Energy-rich Kazakhstan announced Thursday it was abandoning its currency band for a free-floating exchange rate, in a move that triggered a 23-percent fall in the value of the tenge against the US dollar, AFP reports.
Energy-rich Kazakhstan announced Thursday it was abandoning its currency band for a free-floating exchange rate, in a move that triggered a 23-percent fall in the value of the tenge against the US dollar, AFP reports.
"The National Bank and the government have decided to implement a new monetary policy from August 20, 2015 based on an inflation-targeting regime, to cancel the trading band and move to a free-floating regime," Prime Minister Karim Massimov said at a Thursday session of the government.
The decision comes amid bleak price forecasts for crude oil, Kazakhstan's linchpin export.
On Wednesday, the tenge fell by close to five percent against the dollar, the biggest drop since the national bank ordered a shock 20-percent devaluation against the greenback last year.
The ex-Soviet country's 75-year-old President Nursultan Nazarbayev said Wednesday that future economic planning in the country should be adjusted to assume oil prices at $30-40 per barrel and that belt-tightening measures would also affect showy national projects.
"In the past years, we have built a lot, increased staffing and salaries. Now however, there is a lack of funds and in connection with this there will be strict limitations on new projects," Nazarbayev told top government officials.
"For this reason it is necessary to place a moratorium on various initiatives until 2018."

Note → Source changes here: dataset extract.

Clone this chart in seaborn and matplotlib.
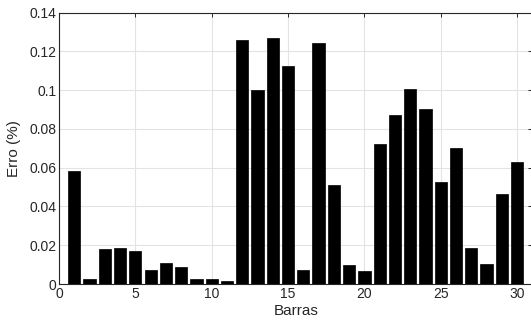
import matplotlib
matplotlib.use('Agg')
import matplotlib.pyplot as plt
from matplotlib.ticker import FuncFormatter
import seaborn as sns
import numpy as np
import pandas as pd

# bar index and error values (%)
barras = list(range(1, 31))
erro = [0.0585, 0.0024, 0.0182, 0.0186, 0.0170, 0.0074, 0.0110, 0.0086, 0.0024, 0.0024,
        0.0015, 0.1257, 0.1003, 0.1268, 0.1125, 0.0074, 0.1242, 0.0512, 0.0098, 0.0067,
        0.0722, 0.0872, 0.1005, 0.0903, 0.0526, 0.0702, 0.0187, 0.0105, 0.0464, 0.0628]
xticks = [0, 5, 10, 15, 20, 25, 30]
yticks = [0, 0.02, 0.04, 0.06, 0.08, 0.1, 0.12, 0.14]

df = pd.DataFrame({'Barras': barras, 'Erro': erro})

sns.set_style('white')
plt.rcParams['font.family'] = ['Liberation Sans', 'DejaVu Sans']
axcol = '#262626'

fig = plt.figure(figsize=(5.31, 3.26), dpi=100)
ax = fig.add_axes([59 / 531, 42 / 326, 473.4 / 531, 271.3 / 326])

sns.barplot(data=df, x='Barras', y='Erro', native_scale=True, width=0.8,
            color='black', saturation=1, edgecolor='black', linewidth=0.5, ax=ax, zorder=3)

ax.set_xlim(0, 31)
ax.set_ylim(0, 0.14)
ax.set_xticks(xticks)
ax.set_yticks(yticks)
ax.yaxis.set_major_formatter(FuncFormatter(lambda v, p: f'{v:g}'))
ax.grid(True, color='#e3e3e3', linewidth=0.8, zorder=0)
ax.set_axisbelow(True)

ax.tick_params(direction='in', length=3, width=0.7, colors=axcol, labelsize=10,
               top=True, right=True, pad=2)
for s in ax.spines.values():
    s.set_color(axcol)
    s.set_linewidth(0.8)

ax.set_xlabel('Barras', fontsize=11, color=axcol, labelpad=2)
ax.set_ylabel('Erro (%)', fontsize=11, color=axcol, labelpad=6)

fig.savefig('out.png', dpi=100)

Benchmark Brent crude is trading at just under $50 per barrel and the US Energy Information Administration (EIA) said last week prices will average less than $60 per barrel throughout 2016.
In addition to slumping prices for crude, which accounts for half of Kazakhstan's export, the national economy has been hit by falling demand in two key export markets, Russia and China.
China last week devalued its yuan currency affecting natural resource exporters across the world.
The slide of the Russian ruble on the back of Ukraine-related sanctions implemented by the West and falling hydrocarbon prices has also taken its toll on Kazakhstan, resulting in cheaper Russian products flooding the domestic market.